▸ **The problem**: Begin at the first line of the data and copy each line through the one containing "const N = null;", that line included, with no pictures.

▸ **Recorded data**:
** Begin **

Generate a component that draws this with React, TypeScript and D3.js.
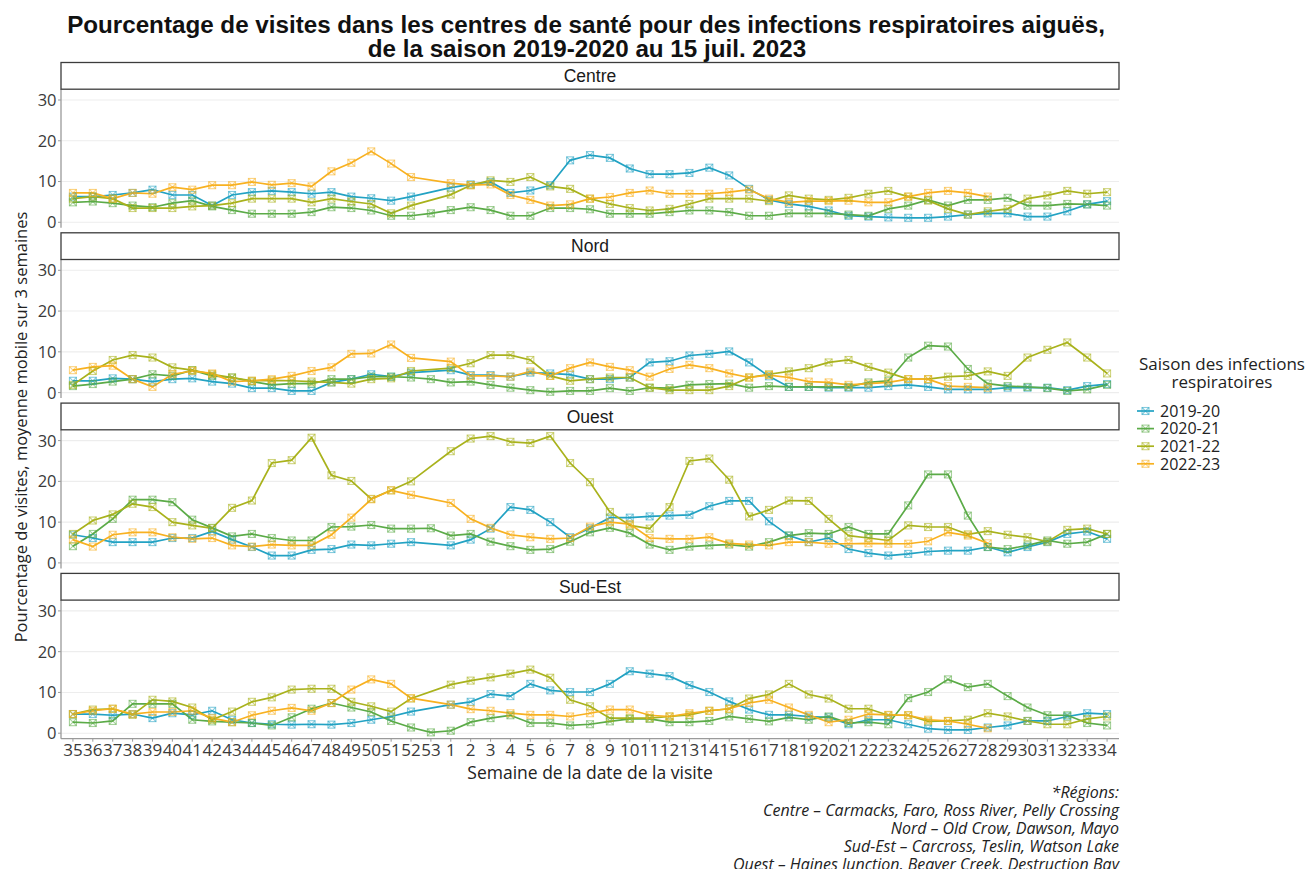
import React from "react";
import * as d3 from "d3";

const WEEKS: string[] = [
  "35","36","37","38","39","40","41","42","43","44","45","46","47","48","49","50","51","52","53",
  "1","2","3","4","5","6","7","8","9","10","11","12","13","14","15","16","17","18","19","20",
  "21","22","23","24","25","26","27","28","29","30","31","32","33","34",
];

const SEASONS = ["2019-20", "2020-21", "2021-22", "2022-23"];
const COLORS = ["#22A2C3", "#5BAB47", "#A9B21C", "#F8B120"];
const REGIONS = ["Centre", "Nord", "Ouest", "Sud-Est"];
const Y_TICKS = [0, 10, 20, 30];

const N = null;

// ---- Centre ----
const centre2019 = [6.3,6.3,6.7,7.2,8.0,6.7,6.7,4.1,6.7,7.4,7.7,7.4,7.0,7.4,6.3,5.9,5.3,6.3,N,
  8.5,9.3,9.9,7.2,7.8,9.1,15.2,16.5,15.8,13.2,11.8,11.8,12.1,13.4,11.5,8.2,5.5,4.5,3.9,2.9,1.6,1.4,1.2,1.1,1.1,1.4,1.9,2.2,2.2,1.4,1.4,2.7,4.4,5.2];
const centre2020 = [4.9,5.1,4.7,4.1,3.7,4.7,5.3,3.9,3.0,2.1,2.1,2.1,2.5,3.7,3.5,2.9,1.6,1.6,2.2,
  3.0,3.7,3.0,1.6,1.6,3.5,3.5,3.2,2.1,2.1,2.1,2.5,2.9,2.9,2.5,1.6,1.6,2.2,2.2,2.2,1.9,1.6,3.3,4.1,5.5,4.1,5.5,5.5,6.0,4.1,4.1,4.5,4.4,4.1];
const centre2021 = [5.8,6.3,5.8,3.5,3.5,3.5,3.9,4.1,4.7,5.8,5.8,5.8,4.9,5.8,5.1,4.5,2.2,4.1,N,
  6.8,9.1,10.3,9.9,11.1,8.8,8.2,5.8,4.5,3.5,2.9,3.3,4.5,5.8,5.8,5.8,5.2,6.6,5.8,5.5,6.0,7.0,7.7,6.3,5.3,3.3,1.9,2.7,3.3,5.8,6.6,7.7,7.0,7.4];
const centre2022 = [7.2,7.2,5.8,7.2,7.0,8.6,8.0,9.1,9.1,9.9,9.2,9.6,8.8,12.5,14.6,17.4,14.4,11.1,N,
  9.6,9.1,9.3,6.7,5.5,4.1,4.4,5.8,6.2,7.2,7.8,7.0,7.0,7.0,7.4,8.0,5.8,4.9,5.2,5.2,5.3,4.9,4.9,6.3,7.2,7.7,7.2,6.3,N,N,N,N,N,N];

// ---- Nord ----
const nord2019 = [2.9,2.9,3.5,3.3,2.7,3.3,3.5,2.7,2.2,1.1,1.1,0.4,0.4,2.5,3.3,4.5,3.9,4.9,N,
  5.5,4.3,4.3,3.9,4.9,4.7,4.4,3.3,3.3,3.7,7.4,7.7,9.1,9.5,10.1,7.4,4.0,1.4,1.4,1.2,1.2,1.2,1.6,1.9,1.4,0.8,0.8,0.8,1.2,1.2,1.2,0.6,1.6,2.1];
const nord2020 = [1.6,2.1,2.7,3.3,4.5,4.1,5.5,4.1,3.7,2.7,1.9,2.2,2.2,3.3,3.3,3.9,3.9,3.7,3.3,
  2.5,2.7,1.9,1.2,0.6,0.2,0.4,0.4,1.1,0.4,1.2,1.1,1.9,2.1,2.2,1.2,1.6,1.4,1.4,1.4,1.4,2.5,2.9,8.6,11.5,11.3,5.8,2.2,1.6,1.4,1.1,0.4,0.8,1.9];
const nord2021 = [1.9,5.3,8.0,9.2,8.6,6.2,5.5,4.5,3.7,2.9,3.0,2.9,2.7,2.5,2.2,3.3,3.5,5.3,N,
  6.0,7.2,9.2,9.2,8.0,4.1,2.9,3.3,3.7,3.7,1.2,0.6,0.6,0.6,1.6,3.7,4.5,5.2,6.0,7.4,8.0,6.3,4.9,3.3,3.3,3.9,4.1,5.2,4.1,8.6,10.5,12.3,8.6,4.7];
const nord2022 = [5.5,6.3,6.6,3.3,1.4,4.5,5.3,4.7,2.7,2.9,3.3,4.1,5.3,6.2,9.5,9.6,11.8,8.5,N,
  7.6,4.1,4.1,3.9,5.2,4.1,6.0,7.4,6.3,5.5,3.9,5.8,6.8,6.0,4.7,3.7,4.3,3.7,2.7,2.5,1.9,2.2,2.5,3.3,3.3,1.6,1.4,1.2,N,N,N,N,N,N];

// ---- Ouest ----
const ouest2019 = [6.9,6.1,5.1,5.1,5.1,6.1,6.1,7.7,5.7,3.9,1.8,1.8,3.2,3.4,4.5,4.3,4.7,5.1,N,
  4.3,5.7,8.4,13.7,13.0,10.0,6.3,8.5,11.1,11.1,11.4,11.6,11.8,13.9,15.2,15.2,10.2,6.7,5.1,6.1,3.4,2.4,1.8,2.2,2.8,3.0,3.0,3.9,2.6,3.9,5.1,7.1,7.7,5.9];
const ouest2020 = [4.1,7.1,10.8,15.5,15.5,14.9,10.6,8.6,6.5,7.1,6.1,5.5,5.5,8.8,8.9,9.3,8.4,8.4,8.5,
  6.7,7.1,5.2,4.1,3.2,3.4,5.2,7.5,8.6,7.3,4.5,3.2,4.0,4.3,4.5,4.0,5.1,6.7,7.3,7.1,8.8,7.1,7.1,14.1,21.7,21.7,11.6,3.9,3.4,4.3,5.5,4.7,5.1,7.1];
const ouest2021 = [7.1,10.4,11.9,14.5,13.7,10.0,9.2,8.5,13.5,15.3,24.5,25.2,30.7,21.5,20.1,15.7,17.8,20.0,N,
  27.4,30.5,31.1,29.7,29.4,31.1,24.5,19.8,12.5,9.2,8.4,13.7,25.0,25.6,20.4,11.4,13.0,15.3,15.2,10.8,6.7,6.1,5.5,9.2,8.8,8.8,7.0,7.8,6.9,6.3,5.2,8.1,8.4,7.1];
const ouest2022 = [5.7,4.0,6.9,7.5,7.5,6.3,5.9,6.1,4.3,4.0,4.5,4.3,4.3,6.9,11.1,15.6,17.8,16.7,N,
  14.7,10.8,8.6,6.9,6.3,5.9,6.1,8.9,10.0,9.5,6.1,5.9,5.9,6.3,4.8,4.5,4.3,5.1,5.1,4.7,4.7,4.8,4.7,4.7,5.3,7.5,6.7,4.8,N,N,N,N,N,N];

// ---- Sud-Est ----
const sudest2019 = [4.7,4.7,4.4,4.7,3.7,4.9,4.5,5.5,3.3,2.5,2.2,2.1,2.2,2.1,2.5,3.3,4.1,5.3,N,
  7.0,7.7,9.6,9.1,12.1,10.5,10.1,10.1,12.1,15.2,14.6,14.0,11.8,10.1,7.8,5.8,4.5,4.5,4.1,3.9,2.2,3.3,3.3,2.2,1.1,0.8,0.8,1.4,1.9,3.0,3.0,4.1,4.9,4.7];
const sudest2020 = [2.7,2.5,3.0,7.2,7.2,7.2,3.3,2.9,2.7,2.5,1.9,3.9,6.0,7.4,6.3,5.2,3.0,1.4,0.2,
  0.6,2.7,3.7,4.4,2.5,2.5,1.9,2.2,2.9,3.5,3.5,2.7,2.7,3.0,4.1,3.5,2.9,3.9,3.3,4.1,2.5,2.7,2.2,8.6,10.1,13.2,11.3,12.1,9.1,6.3,4.4,4.4,2.5,1.9];
const sudest2021 = [4.7,5.8,6.0,4.5,8.2,7.8,6.3,3.3,5.3,7.7,8.8,10.7,10.9,10.9,7.7,6.6,5.3,8.5,N,
  11.9,12.9,13.7,14.6,15.6,13.6,8.2,6.6,3.7,3.7,3.7,4.1,4.5,5.5,6.0,8.5,9.5,12.1,9.5,8.5,6.0,6.0,4.4,4.4,2.9,3.0,3.3,4.9,4.1,3.0,2.2,2.2,3.5,4.1];
const sudest2022 = [4.7,5.5,6.0,4.7,5.2,5.2,5.5,3.7,2.7,4.4,5.5,6.2,5.5,7.4,10.7,13.2,12.1,8.6,N,
  7.0,5.9,5.5,4.9,4.5,4.5,4.1,4.9,5.8,5.8,4.4,4.1,4.9,5.5,6.0,7.4,8.2,6.3,4.5,2.7,3.3,4.7,4.5,4.4,3.3,3.0,2.2,1.2,N,N,N,N,N,N];

const REGION_DATA: (number | null)[][][] = [
  [centre2019, centre2020, centre2021, centre2022],
  [nord2019, nord2020, nord2021, nord2022],
  [ouest2019, ouest2020, ouest2021, ouest2022],
  [sudest2019, sudest2020, sudest2021, sudest2022],
];

const FOOTNOTE = [
  "*Régions:",
  "Centre – Carmacks, Faro, Ross River, Pelly Crossing",
  "Nord – Old Crow, Dawson, Mayo",
  "Sud-Est – Carcross, Teslin, Watson Lake",
  "Ouest – Haines Junction, Beaver Creek, Destruction Bay",
];

const W = 1312;
const H = 869;
const PL = 61;
const PR = 1119;
const STRIP_TOP0 = 62.5;
const PERIOD = 170.3;
const STRIP_H = 26.7;
const PANEL_H = 138.6;

const AXIS_FONT = "'Open Sans', 'Noto Sans', sans-serif";
const TITLE_FONT = "'Liberation Sans', Arial, sans-serif";

function Marker({ x, y, color, s = 3.5 }: { x: number; y: number; color: string; s?: number }) {
  return (
    <g stroke={color} strokeOpacity={0.55} fill="none" strokeWidth={1.1}>
      <rect x={x - s} y={y - s} width={2 * s} height={2 * s} />
      <line x1={x - s} y1={y - s} x2={x + s} y2={y + s} />
      <line x1={x - s} y1={y + s} x2={x + s} y2={y - s} />
    </g>
  );
}

export default function App() {
  const x = d3.scalePoint<string>().domain(WEEKS).range([PL, PR]).padding(0.6);

  const panels = REGIONS.map((region, ri) => {
    const stripTop = STRIP_TOP0 + ri * PERIOD;
    const pTop = stripTop + STRIP_H;
    const pBot = pTop + PANEL_H;
    const y = d3.scaleLinear().domain([-1.35, 32.65]).range([pBot, pTop]);
    const series = REGION_DATA[ri].map((vals) =>
      vals
        .map((v, i) => ({ w: WEEKS[i], v }))
        .filter((d) => d.v !== null) as { w: string; v: number }[]
    );
    const line = d3
      .line<{ w: string; v: number }>()
      .x((d) => x(d.w) as number)
      .y((d) => y(d.v));
    return (
      <g key={region}>
        <rect x={PL} y={pTop} width={PR - PL} height={PANEL_H} fill="#ffffff" />
        {Y_TICKS.map((t) => (
          <line key={t} x1={PL} x2={PR} y1={y(t)} y2={y(t)} stroke="#EDEDED" strokeWidth={1.1} />
        ))}
        {series.map((s, si) => (
          <path key={si} d={line(s) || ""} fill="none" stroke={COLORS[si]} strokeWidth={1.7} />
        ))}
        {series.map((s, si) => (
          <g key={"m" + si}>
            {s.map((d, k) => (
              <Marker key={k} x={x(d.w) as number} y={y(d.v)} color={COLORS[si]} />
            ))}
          </g>
        ))}
        <line x1={PL} x2={PL} y1={pTop} y2={pBot} stroke="#9A9A9A" strokeWidth={1.3} />
        {Y_TICKS.map((t) => (
          <g key={"t" + t}>
            <line x1={PL - 3} x2={PL} y1={y(t)} y2={y(t)} stroke="#9A9A9A" strokeWidth={1} />
            <text
              x={PL - 4.5}
              y={y(t)}
              dy="0.36em"
              textAnchor="end"
              fontFamily={AXIS_FONT}
              fontSize={16.5}
              fill="#3A3A3A"
            >
              {t}
            </text>
          </g>
        ))}
        <rect x={PL} y={stripTop} width={PR - PL} height={STRIP_H} fill="#ffffff" stroke="#3C3C3C" strokeWidth={1.3} />
        <text
          x={(PL + PR) / 2}
          y={stripTop + STRIP_H / 2}
          dy="0.36em"
          textAnchor="middle"
          fontFamily={TITLE_FONT}
          fontSize={17.5}
          fill="#1A1A1A"
        >
          {region}
        </text>
        {ri === REGIONS.length - 1 && (
          <g>
            <line x1={PL} x2={PR} y1={pBot} y2={pBot} stroke="#9A9A9A" strokeWidth={1.3} />
            {WEEKS.map((w) => (
              <g key={w}>
                <line x1={x(w) as number} x2={x(w) as number} y1={pBot} y2={pBot + 3} stroke="#9A9A9A" strokeWidth={1} />
                <text
                  x={x(w) as number}
                  y={pBot + 17.5}
                  textAnchor="middle"
                  fontFamily={AXIS_FONT}
                  fontSize={17}
                  fill="#3A3A3A"
                >
                  {w}
                </text>
              </g>
            ))}
          </g>
        )}
      </g>
    );
  });

  const legendX = 1137;
  const legendY0 = 411;
  const legendStep = 17.6;

  return (
    <svg
      width={W}
      height={H}
      style={{ position: "absolute", left: 0, top: 0, background: "#ffffff" }}
    >
      <rect x={0} y={0} width={W} height={H} fill="#ffffff" />
      <text x={586} y={33} textAnchor="middle" fontFamily={TITLE_FONT} fontWeight="bold" fontSize={24.2} fill="#111">
        Pourcentage de visites dans les centres de santé pour des infections respiratoires aiguës,
      </text>
      <text x={587} y={56.5} textAnchor="middle" fontFamily={TITLE_FONT} fontWeight="bold" fontSize={24.2} fill="#111">
        de la saison 2019-2020 au 15 juil. 2023
      </text>
      {panels}
      <text
        transform={`translate(27, 427) rotate(-90)`}
        textAnchor="middle"
        fontFamily={AXIS_FONT}
        fontSize={16.5}
        fill="#222"
      >
        Pourcentage de visites, moyenne mobile sur 3 semaines
      </text>
      <text x={590} y={779} textAnchor="middle" fontFamily={AXIS_FONT} fontSize={17.5} fill="#222">
        Semaine de la date de la visite
      </text>
      <text x={1222} y={370} textAnchor="middle" fontFamily={AXIS_FONT} fontSize={17} fill="#222">
        Saison des infections
      </text>
      <text x={1222} y={388} textAnchor="middle" fontFamily={AXIS_FONT} fontSize={17} fill="#222">
        respiratoires
      </text>
      {SEASONS.map((s, i) => {
        const yy = legendY0 + i * legendStep;
        return (
          <g key={s}>
            <line x1={legendX} x2={legendX + 17} y1={yy} y2={yy} stroke={COLORS[i]} strokeWidth={1.7} />
            <Marker x={legendX + 8.5} y={yy} color={COLORS[i]} />
            <text x={legendX + 23} y={yy} dy="0.36em" fontFamily={AXIS_FONT} fontSize={16} fill="#222">
              {s}
            </text>
          </g>
        );
      })}
      {FOOTNOTE.map((t, i) => (
        <text
          key={i}
          x={PR}
          y={798 + i * 18}
          textAnchor="end"
          fontFamily={AXIS_FONT}
          fontStyle="italic"
          fontSize={16}
          fill="#222"
        >
          {t}
        </text>
      ))}
    </svg>
  );
}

** End **

▸ **Written answer**:
Generate a component that draws this with React, TypeScript and D3.js.
import React from "react";
import * as d3 from "d3";

const WEEKS: string[] = [
  "35","36","37","38","39","40","41","42","43","44","45","46","47","48","49","50","51","52","53",
  "1","2","3","4","5","6","7","8","9","10","11","12","13","14","15","16","17","18","19","20",
  "21","22","23","24","25","26","27","28","29","30","31","32","33","34",
];

const SEASONS = ["2019-20", "2020-21", "2021-22", "2022-23"];
const COLORS = ["#22A2C3", "#5BAB47", "#A9B21C", "#F8B120"];
const REGIONS = ["Centre", "Nord", "Ouest", "Sud-Est"];
const Y_TICKS = [0, 10, 20, 30];

const N = null;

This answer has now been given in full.